Landmarks feature s a number of brief, sometimes through-composed
miniatures that act as thematic threads that join the album together as a
conceptual whole. Sewell’s improvised piece of ambient soundscaping on
“State Lines,” reflects and sets up the five primary notes of Blade’s
“Ark.La.Tex.” which follows, a lengthy exploration that builds
slowly, with Butler and Walden (this time on tenor and alto saxophones)
creating the thematic unison lines that occasionally, wonderfully, diverge, only
to reunite as one. The piece begins to pick up steam, leading to an open middle
section where Walden’s prowess is bolstered by the joined-at-the-hip pocket
created by Blade and Thomas, only to find its way back to the original theme
and, ultimately, the composition’s primary five-note motif, ending, as it
began, with Sewell’s ambient landscape, but this time with Cowherd creating a
larger sound on pump organ. It’s a marvelous piece of writing that, in its
construction, seems to expand and contract as its episodic movements move
outwards from its gentler beginnings, only to come full circle by the time it
closes, twelve minutes later.
Cowherd’s pump organ acts as the connecting thread from “Ark. La.

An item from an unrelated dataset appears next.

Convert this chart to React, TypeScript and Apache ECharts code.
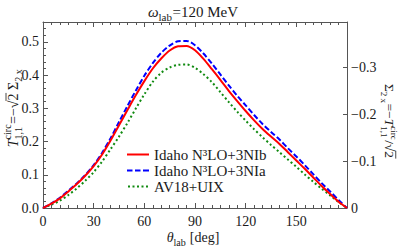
import React, { useEffect, useRef } from "react";
import * as echarts from "echarts";

const thetaDeg = [0, 5, 10, 15, 20, 25, 30, 35, 40, 45, 50, 55, 60, 65, 70, 75, 80, 85, 90, 95, 100, 105, 110, 115, 120, 125, 130, 135, 140, 145, 150, 155, 160, 165, 170, 175, 180];
const idahoNIb = [0, 0.013, 0.029, 0.05, 0.072, 0.097, 0.126, 0.161, 0.203, 0.249, 0.295, 0.34, 0.382, 0.42, 0.45, 0.474, 0.487, 0.488, 0.475, 0.449, 0.418, 0.386, 0.353, 0.322, 0.292, 0.264, 0.238, 0.215, 0.193, 0.168, 0.143, 0.118, 0.092, 0.066, 0.042, 0.019, 0];
const idahoNIa = [0, 0.014, 0.031, 0.052, 0.074, 0.099, 0.129, 0.166, 0.21, 0.259, 0.307, 0.354, 0.398, 0.436, 0.467, 0.489, 0.502, 0.503, 0.49, 0.465, 0.435, 0.402, 0.369, 0.338, 0.309, 0.28, 0.253, 0.229, 0.206, 0.18, 0.155, 0.129, 0.102, 0.075, 0.05, 0.024, 0];
const av18Uix = [0, 0.01, 0.022, 0.039, 0.059, 0.082, 0.108, 0.14, 0.177, 0.215, 0.256, 0.3, 0.342, 0.38, 0.407, 0.423, 0.431, 0.432, 0.422, 0.403, 0.379, 0.349, 0.319, 0.29, 0.263, 0.237, 0.213, 0.19, 0.168, 0.146, 0.124, 0.101, 0.079, 0.058, 0.038, 0.018, 0];
const seriesNames = ["Idaho N³LO+3NIb", "Idaho N³LO+3NIa", "AV18+UIX"];
const xTickLabels = ["0", "30", "60", "90", "120", "150", ""];
const leftTickLabels = ["0.0", "0.1", "0.2", "0.3", "0.4", "0.5"];
const rightTickLabels = ["0", "−0.1", "−0.2", "−0.3"];

const FONT = "'Liberation Serif', 'DejaVu Serif', 'Times New Roman', serif";
const TXT = "#1a1a1a";
const AX = "#555555";
const RED = "#ff0000";
const BLUE = "#0000ff";
const GREEN = "#108a10";

const ICON_SOLID = "path://M0,0H22V2H0Z";
const ICON_DASH = "path://M0,0h5.5v2h-5.5z M8,0h5.5v2h-5.5z M16,0h6v2h-6z";
const ICON_DOT = "path://M0,0h2v2h-2z M4.5,0h2v2h-2z M9,0h2v2h-2z M13.5,0h2v2h-2z M18,0h2v2h-2z";

type Part = { t?: string; i?: boolean; over?: boolean; sup?: string; sub?: string; subI?: boolean };

let ctx: CanvasRenderingContext2D | null = null;
function measure(text: string, size: number, italic?: boolean) {
  if (!ctx) ctx = document.createElement("canvas").getContext("2d");
  if (!ctx) return text.length * size * 0.5;
  ctx.font = `${italic ? "italic " : ""}${size}px ${FONT}`;
  return ctx.measureText(text).width;
}

function textEl(text: string, x: number, y: number, size: number, italic?: boolean) {
  return {
    type: "text",
    x,
    y,
    style: {
      text,
      fill: TXT,
      font: `${italic ? "italic " : ""}${size}px ${FONT}`,
      textAlign: "left",
      textVerticalAlign: "middle",
    },
  };
}

function buildSeq(parts: Part[], S: number) {
  const s2 = Math.round(S * 0.7);
  let w = 0;
  const widths: number[] = [];
  parts.forEach((p) => {
    let pw = 0;
    if (p.sup !== undefined || p.sub !== undefined) {
      pw = Math.max(p.sup ? measure(p.sup, s2) : 0, p.sub ? measure(p.sub, s2, p.subI) : 0) + 0.5;
    } else {
      pw = measure(p.t || "", S, p.i);
    }
    widths.push(pw);
    w += pw;
  });
  const els: any[] = [];
  let x = -w / 2;
  const supDy = -S * 0.4;
  const subDy = S * 0.36;
  parts.forEach((p, k) => {
    if (p.sup !== undefined || p.sub !== undefined) {
      if (p.sup) els.push(textEl(p.sup, x, supDy, s2, false));
      if (p.sub) els.push(textEl(p.sub, x, subDy, s2, p.subI));
    } else {
      els.push(textEl(p.t || "", x, 0, S, p.i));
      if (p.over) {
        const yy = -S * 0.5;
        els.push({
          type: "line",
          shape: { x1: x - 0.5, y1: yy, x2: x + widths[k] + 0.5, y2: yy },
          style: { stroke: TXT, lineWidth: 0.8 },
        });
      }
    }
    x += widths[k];
  });
  return els;
}

function group(x: number, y: number, rotation: number, S: number, parts: Part[]) {
  return { type: "group", x, y, rotation, children: buildSeq(parts, S) };
}

export default function App() {
  const ref = useRef<HTMLDivElement>(null);
  useEffect(() => {
    if (!ref.current) return;
    const chart = echarts.init(ref.current, undefined, { renderer: "svg" });
    const mk = (vals: number[]) => thetaDeg.map((t, k) => [t, vals[k]]);
    const axisCommon = {
      type: "value" as const,
      axisLine: { show: true, onZero: false, lineStyle: { color: AX, width: 1 } },
      axisTick: { show: true, inside: true, length: 5, lineStyle: { color: AX, width: 1 } },
      minorTick: { show: true, length: 3, lineStyle: { color: AX, width: 1 } },
      splitLine: { show: false },
      minorSplitLine: { show: false },
    };
    const option: any = {
      animation: false,
      backgroundColor: "#ffffff",
      textStyle: { fontFamily: FONT },
      grid: { left: 43, right: 54, top: 22, bottom: 41, containLabel: false },
      xAxis: [
        {
          ...axisCommon,
          position: "bottom",
          min: 0,
          max: 180,
          interval: 30,
          minorTick: { ...axisCommon.minorTick, splitNumber: 6 },
          axisLabel: {
            margin: 6,
            color: TXT,
            fontFamily: FONT,
            fontSize: 14,
            showMaxLabel: false,
            formatter: (v: number) => xTickLabels[Math.round(v / 30)] ?? "",
          },
        },
        {
          ...axisCommon,
          position: "top",
          min: 0,
          max: 180,
          interval: 30,
          minorTick: { ...axisCommon.minorTick, splitNumber: 6 },
          axisLabel: { show: false },
        },
      ],
      yAxis: [
        {
          ...axisCommon,
          position: "left",
          min: 0,
          max: 0.56,
          interval: 0.1,
          minorTick: { ...axisCommon.minorTick, splitNumber: 5 },
          axisLabel: {
            margin: 4,
            color: TXT,
            fontFamily: FONT,
            fontSize: 14,
            showMaxLabel: false,
            formatter: (v: number) => leftTickLabels[Math.round(v * 10)] ?? "",
          },
        },
        {
          ...axisCommon,
          position: "right",
          min: 0,
          max: 0.56 / Math.SQRT2,
          interval: 0.1,
          minorTick: { show: false },
          axisTick: { show: true, inside: true, length: 4, lineStyle: { color: AX, width: 1 } },
          axisLabel: {
            margin: 4,
            color: TXT,
            fontFamily: FONT,
            fontSize: 14,
            showMaxLabel: false,
            formatter: (v: number) => rightTickLabels[Math.round(v * 10)] ?? "",
          },
        },
      ],
      legend: {
        orient: "vertical",
        left: 122,
        top: 142,
        padding: 5,
        itemWidth: 22,
        itemHeight: 2,
        itemGap: 1,
        textStyle: { fontFamily: FONT, fontSize: 15, color: TXT },
        data: [
          { name: seriesNames[0], icon: ICON_SOLID },
          { name: seriesNames[1], icon: ICON_DASH },
          { name: seriesNames[2], icon: ICON_DOT },
        ],
      },
      series: [
        {
          name: seriesNames[2],
          type: "line",
          data: mk(av18Uix),
          smooth: 0.3,
          showSymbol: false,
          symbol: "none",
          lineStyle: { color: GREEN, width: 2, type: [2, 2.6] },
          itemStyle: { color: GREEN },
        },
        {
          name: seriesNames[1],
          type: "line",
          data: mk(idahoNIa),
          smooth: 0.3,
          showSymbol: false,
          symbol: "none",
          lineStyle: { color: BLUE, width: 2, type: [5.5, 2.5] },
          itemStyle: { color: BLUE },
        },
        {
          name: seriesNames[0],
          type: "line",
          data: mk(idahoNIb),
          smooth: 0.3,
          showSymbol: false,
          symbol: "none",
          lineStyle: { color: RED, width: 2 },
          itemStyle: { color: RED },
        },
      ],
      graphic: {
        elements: [
          group(193, 11.5, 0, 15, [{ t: "ω", i: true }, { sub: "lab" }, { t: "=120 MeV" }]),
          group(193, 237, 0, 14, [{ t: "θ", i: true }, { sub: "lab" }, { t: " [deg]" }]),
          group(13, 108, Math.PI / 2, 14, [
            { t: "T", i: true },
            { sup: "circ", sub: "1,1" },
            { t: "=−" },
            { t: "√" },
            { t: "2", over: true },
            { t: " Σ" },
            { sub: "2 x", subI: false },
          ]),
          group(389, 121, -Math.PI / 2, 13.5, [
            { t: "Σ" },
            { sub: "2 x" },
            { t: "=−" },
            { t: "T", i: true },
            { sup: "circ", sub: "1,1" },
            { t: "/" },
            { t: "√" },
            { t: "2", over: true },
          ]),
        ],
      },
    };
    chart.setOption(option);
    return () => chart.dispose();
  }, []);
  return (
    <div
      ref={ref}
      style={{ position: "fixed", left: 0, top: 0, width: 401, height: 249, background: "#fff" }}
    />
  );
}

Tex.” to “Shenandoah,” a lovely traditional tune that The
Fellowship Band has explored at length in concert, but here keeps to a script,
with Walden and Butler (on bass clarinet and tenor saxophone) delivering the
familiar, bittersweet theme rubato, leading to Blade’s solo introduction
to “He Died Fighting,” a song that could easily be transported into
the singer/songwriter vein of the drummer’s unexpected Mama
Rosa (Verve, 2009)—unexpected, because who’d have thought a drummer so
capable of incendiary power would also be capable of such profound poetry,
delivered with a voice so unassuming, tender and meaningful?
Landmarks’ longest piece, “Farewell Bluebird,” follows the largely
through-composed “Friends Call Her Dot,” though Walden’s
opening a cappella bass clarinet solo is not unlike Cowherd’s
“Down River” in the way that it sets up this ambling, folkloric tune
driven by Blade’s gentle but persistently propulsive playing and Parker’s
subdued but essential tripling of the melody alongside Butler and Walden. It
also seems to set up “Friends Call Her Dot,” which initially revolves
around a four-chord motif and some lovely contrapuntal playing from Cowherd and
Walden, a thematic duo that soon becomes a trio when Butler enters on soprano.
The solo section features Cowherd’s most impressive solo of the set—a lesson in
motivic evolution whose end signals a shift in time and a bluesy riff that
drives a gritty solo from Sewell that combines outré ideas with frenetic slide
guitar, marrying Cowherd’s modal support with the sound and feeling of the
Mississippi Delta.
As the Fellowship Band has grown, it has moved away from overt traditional
references, even though they’re an undercurrent throughout. Instead, as it
explores milestones both inner and outer, Landmarks further speaks
with the singular voice that the Fellowship Band has built upon since
inception. Blending folkloric references, hints of church and spiritual
concerns, jazz modality and countrified touchstones, Landmarks is the
perfect name for Brian Blade & The Fellowship Band’s fourth album; beyond
its meaning to the group, it truly is yet another landmark recording in the
core quintet’s evolutionary travels. It may have come after a long gap in time,
but that only makes it a wait all the more worthwhile.